Bishkek's Opera House. The only time I went was to see Rigoletto. In Russian.
Coming Back?
I’ve been drawn to Central Asia for a long time. Shortly after Central Asian independence, when I obsessed about visiting Samarkand and Bukhara, I was always fascinated by the intricate shapes of the countries. Central Asia has some of the world’s most bizarre borders, especially around the Fergana Valley, where Tajikistan surges up to grab the mouth of the valley, meanwhile Uzbekistan floods over the mountains from into the valley’s lowlands, and Kyrgyzstan stays in the mountains around the edges. The situation is complicated even more by two teardrops of Uzbekistan and one of Tajikistan lie completely surrounded by Kyrgyzstan. It’s said that this cartographer’s dream comes from an almost slavish adherence to ethnic boundaries by Stalin when the boundaries of the Soviet Socialist Republics were being drawn up. Even then the results didn’t please everyone: the ancient cities of Bukhara and Samarkand were historically Tajik-speaking, but I’ve heard that Tajiks had to register as Uzbeks on their Soviet-era passports or be sent to live in Tajikistan. And there are still people in Tajikistan who want Samarkand “returned” to them.

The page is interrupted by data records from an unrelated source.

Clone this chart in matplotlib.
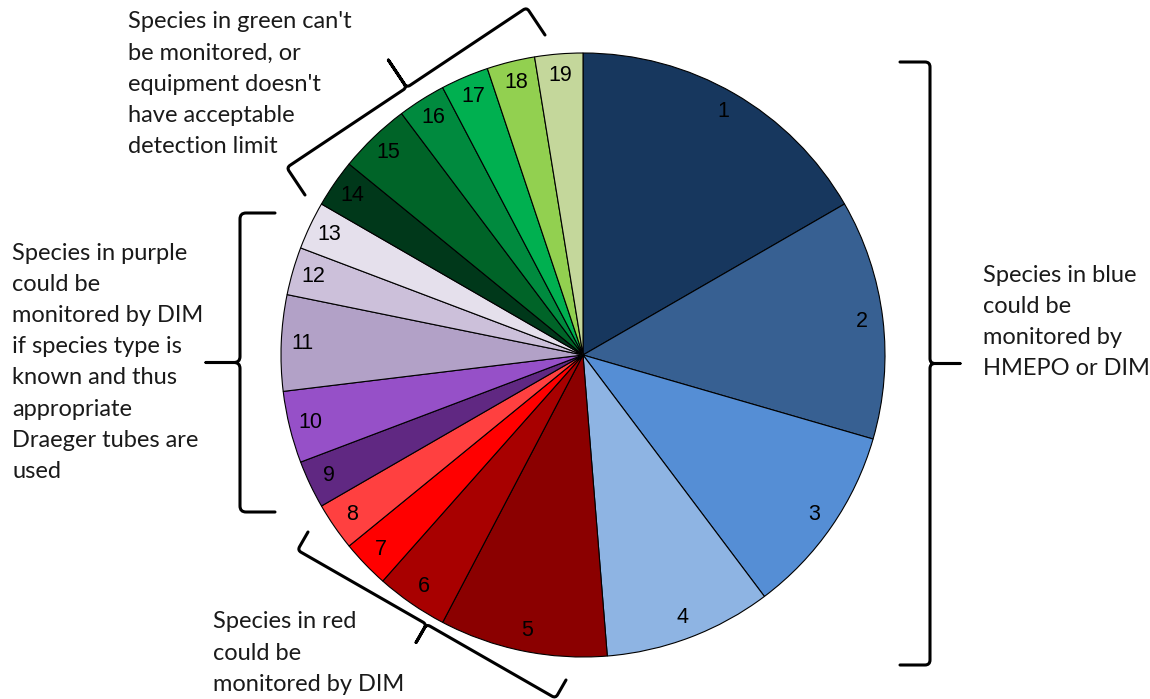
import matplotlib
matplotlib.use("Agg")
import matplotlib.pyplot as plt
import numpy as np
from matplotlib.path import Path
from matplotlib.patches import PathPatch

# ---------------- data ----------------
labels = [str(i) for i in range(1, 20)]
values = [13, 10, 8, 7, 7, 3, 2, 2, 2, 3, 4, 2, 2, 2, 3, 2, 2, 2, 2]
colors = ["#17375E", "#376092", "#558ED5", "#8EB4E3",
          "#8B0000", "#A80000", "#FF0000", "#FF4040",
          "#602882", "#9650C8", "#B2A1C7", "#CCC0DA", "#E5E0EC",
          "#00381A", "#006428", "#008A3E", "#00B050", "#92D050", "#C4D79B"]

green_text = ["Species in green can't", "be monitored, or", "equipment doesn't",
              "have acceptable", "detection limit"]
purple_text = ["Species in purple", "could be", "monitored by DIM", "if species type is",
               "known and thus", "appropriate", "Draeger tubes are", "used"]
red_text = ["Species in red", "could be", "monitored by DIM"]
blue_text = ["Species in blue", "could be", "monitored by", "HMEPO or DIM"]

W, H = 1150, 699
fig = plt.figure(figsize=(W / 100, H / 100), dpi=100)

# ---------------- pie ----------------
cx, cy, R = 583, 355, 302
ax = fig.add_axes([(cx - R) / W, (H - cy - R) / H, 2 * R / W, 2 * R / H])
ax.pie(values, labels=labels, colors=colors, startangle=90, counterclock=False,
       radius=1.0, labeldistance=0.93,
       wedgeprops=dict(edgecolor="black", linewidth=0.8),
       textprops=dict(fontsize=15.5, family="Liberation Sans", color="black",
                      ha="center", va="center"))
for t in ax.texts:
    t.set_horizontalalignment("center")
    t.set_verticalalignment("center")
ax.set_xlim(-1, 1)
ax.set_ylim(-1, 1)
ax.set_aspect("equal")
ax.axis("off")

# ---------------- overlay (pixel coords) ----------------
ov = fig.add_axes([0, 0, 1, 1], facecolor="none")
ov.set_xlim(0, W)
ov.set_ylim(H, 0)
ov.axis("off")


def brace(p1, p2, h, t, r=6, lw=2.2):
    p1 = np.array(p1, float)
    p2 = np.array(p2, float)
    d = p2 - p1
    L = np.hypot(*d)
    u = d / L
    v = np.array([-u[1], u[0]])

    def P(a, b):
        return p1 + a * u + b * v
    verts = [P(0, 0), P(0, h - r), P(0, h), P(r, h),
             P(L / 2 - r, h), P(L / 2, h), P(L / 2, h + r),
             P(L / 2, h + t),
             P(L / 2, h + r), P(L / 2, h), P(L / 2 + r, h),
             P(L - r, h), P(L, h), P(L, h - r), P(L, 0)]
    codes = [Path.MOVETO, Path.LINETO, Path.CURVE3, Path.CURVE3,
             Path.LINETO, Path.CURVE3, Path.CURVE3,
             Path.LINETO,
             Path.LINETO, Path.CURVE3, Path.CURVE3,
             Path.LINETO, Path.CURVE3, Path.CURVE3, Path.LINETO]
    ov.add_patch(PathPatch(Path(verts, codes), fill=False, edgecolor="black",
                           lw=lw, capstyle="round", joinstyle="round"))


# right (blue) brace
brace((900, 665), (900, 62), 30, 30, r=5)
# left (purple) brace
brace((275, 213), (275, 512), 35, 34, r=6)
# green brace
brace((545, 35), (305, 195), 33, 33, r=4)
# red brace
brace((308, 532), (566, 680), 21, 21, r=4)

# ---------------- texts ----------------
tfont = dict(family="Lato", fontsize=17, color="#1A1A1A", va="center", ha="left")
LS = 31.2


def block(lines, x, y0):
    for i, s in enumerate(lines):
        ov.text(x, y0 + i * LS, s, **tfont)


block(green_text, 128, 22)
block(purple_text, 12, 253)
block(red_text, 213, 622)
block(blue_text, 983, 275)

fig.savefig("out.png", dpi=100, facecolor="white")
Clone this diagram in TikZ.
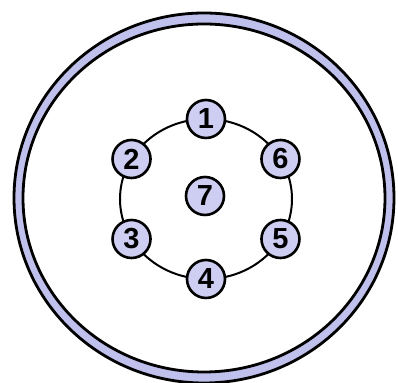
\documentclass[tikz,border=0pt]{standalone}
\usepackage{fontspec}
\setmainfont{Liberation Sans}
\definecolor{pinblue}{RGB}{206,206,242}
\definecolor{rimblue}{RGB}{192,192,236}

\begin{document}
\begin{tikzpicture}[x=0.5pt, y=-0.5pt,
    every node/.style={font=\fontsize{14.5}{14.5}\selectfont\bfseries},
    pin/.style={draw, circle, line width=1.3pt, fill=pinblue, minimum size=19pt, inner sep=0pt}
]
\useasboundingbox (0,0) rectangle (398,383);

% Outer rim
\coordinate (c) at (204,198);
\fill[rimblue, even odd rule] (c) ellipse [x radius=190, y radius=185]
                              (c) ellipse [x radius=181, y radius=174];
\draw[line width=1.4pt] (c) ellipse [x radius=190, y radius=185];
\draw[line width=1.4pt] (c) ellipse [x radius=181, y radius=174];

% Pin ring
\coordinate (r) at (206,199);
\draw[line width=1pt] (r) ellipse [x radius=86, y radius=80];

% Pins
\foreach \n/\a in {1/-90, 2/-150, 3/150, 4/90, 5/30, 6/-30}
  \node[pin] (p\n) at ([shift={(\a:86 and 80)}]r) {\n};
\node[pin] (p7) at (205,196) {7};

\end{tikzpicture}
\end{document}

The roads and railways complicate things even more, because in such a mountainous region these must follow topographical realities rather than whims: the main road to Batken, a Kyrgyz provincial capital, actually bisects two Uzbek enclaves. Meanwhile, countries like Kyrgyzstan and Tajikistan were left with fragmented rail networks that dip in and out of those countries without joining up: a theoretical train journey from Bishkek in northern Kyrgyzstan to Jalalabad in southern Kyrgyzstan would take in five border crossings and four countries, so it’s no wonder people prefer to fly or drive over the mountain passes.
Central Asia continues to fascinate me: far from being a homogeneous region, it is surprisingly diverse ethnically, geographically and culturally. Although autumn and winter are not the best seasons to enjoy Central Asia, it hasn’t been all that cold. During my time there, I’ve had some amazing cold weather days: snow in Chong Kemin and Samarkand, and the cold of Bukhara. I have a long list of things to do next time, such as yurt stays, a trip to Almaty, hiking and visiting Tajikistan. As I wrote it another blog, if you love Central Asia in the winter, it’s true love and I’m sure I’ll be back.
The road from Osh to Bishkek.
A more snowy part of the Osh-Bishkek road.